━━━━━ Recorded information

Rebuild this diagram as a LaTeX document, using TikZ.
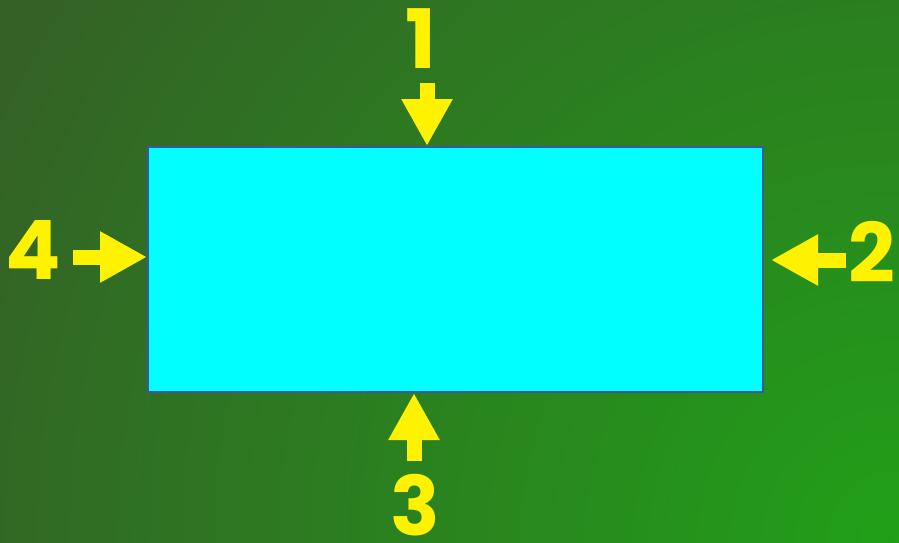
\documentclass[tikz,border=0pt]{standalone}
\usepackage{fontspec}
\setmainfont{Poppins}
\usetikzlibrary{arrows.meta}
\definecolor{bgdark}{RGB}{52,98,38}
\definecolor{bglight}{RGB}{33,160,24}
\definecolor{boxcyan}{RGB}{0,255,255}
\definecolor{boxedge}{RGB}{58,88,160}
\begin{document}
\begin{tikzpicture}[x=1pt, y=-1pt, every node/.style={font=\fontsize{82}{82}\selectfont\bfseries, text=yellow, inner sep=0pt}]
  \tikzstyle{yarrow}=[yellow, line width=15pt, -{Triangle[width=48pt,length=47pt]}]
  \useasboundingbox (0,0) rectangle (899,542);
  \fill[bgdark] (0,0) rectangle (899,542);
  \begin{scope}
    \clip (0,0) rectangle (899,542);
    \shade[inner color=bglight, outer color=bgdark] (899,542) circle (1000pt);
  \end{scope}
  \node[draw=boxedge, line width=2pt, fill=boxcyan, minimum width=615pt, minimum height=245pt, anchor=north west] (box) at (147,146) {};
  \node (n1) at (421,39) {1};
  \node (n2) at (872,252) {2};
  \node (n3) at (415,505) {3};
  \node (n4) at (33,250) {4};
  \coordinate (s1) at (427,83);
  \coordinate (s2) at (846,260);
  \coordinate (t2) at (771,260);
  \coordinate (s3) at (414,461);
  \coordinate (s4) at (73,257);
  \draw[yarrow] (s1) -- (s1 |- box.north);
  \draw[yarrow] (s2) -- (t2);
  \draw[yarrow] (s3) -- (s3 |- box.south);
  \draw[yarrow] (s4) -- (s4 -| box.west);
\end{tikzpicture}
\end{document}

━━━━━━━━━━

§ **What the task asks**
The material above holds pictures; copy everything else in it exactly.

§ **Correct response**
Rebuild this diagram as a LaTeX document, using TikZ.
\documentclass[tikz,border=0pt]{standalone}
\usepackage{fontspec}
\setmainfont{Poppins}
\usetikzlibrary{arrows.meta}
\definecolor{bgdark}{RGB}{52,98,38}
\definecolor{bglight}{RGB}{33,160,24}
\definecolor{boxcyan}{RGB}{0,255,255}
\definecolor{boxedge}{RGB}{58,88,160}
\begin{document}
\begin{tikzpicture}[x=1pt, y=-1pt, every node/.style={font=\fontsize{82}{82}\selectfont\bfseries, text=yellow, inner sep=0pt}]
  \tikzstyle{yarrow}=[yellow, line width=15pt, -{Triangle[width=48pt,length=47pt]}]
  \useasboundingbox (0,0) rectangle (899,542);
  \fill[bgdark] (0,0) rectangle (899,542);
  \begin{scope}
    \clip (0,0) rectangle (899,542);
    \shade[inner color=bglight, outer color=bgdark] (899,542) circle (1000pt);
  \end{scope}
  \node[draw=boxedge, line width=2pt, fill=boxcyan, minimum width=615pt, minimum height=245pt, anchor=north west] (box) at (147,146) {};
  \node (n1) at (421,39) {1};
  \node (n2) at (872,252) {2};
  \node (n3) at (415,505) {3};
  \node (n4) at (33,250) {4};
  \coordinate (s1) at (427,83);
  \coordinate (s2) at (846,260);
  \coordinate (t2) at (771,260);
  \coordinate (s3) at (414,461);
  \coordinate (s4) at (73,257);
  \draw[yarrow] (s1) -- (s1 |- box.north);
  \draw[yarrow] (s2) -- (t2);
  \draw[yarrow] (s3) -- (s3 |- box.south);
  \draw[yarrow] (s4) -- (s4 -| box.west);
\end{tikzpicture}
\end{document}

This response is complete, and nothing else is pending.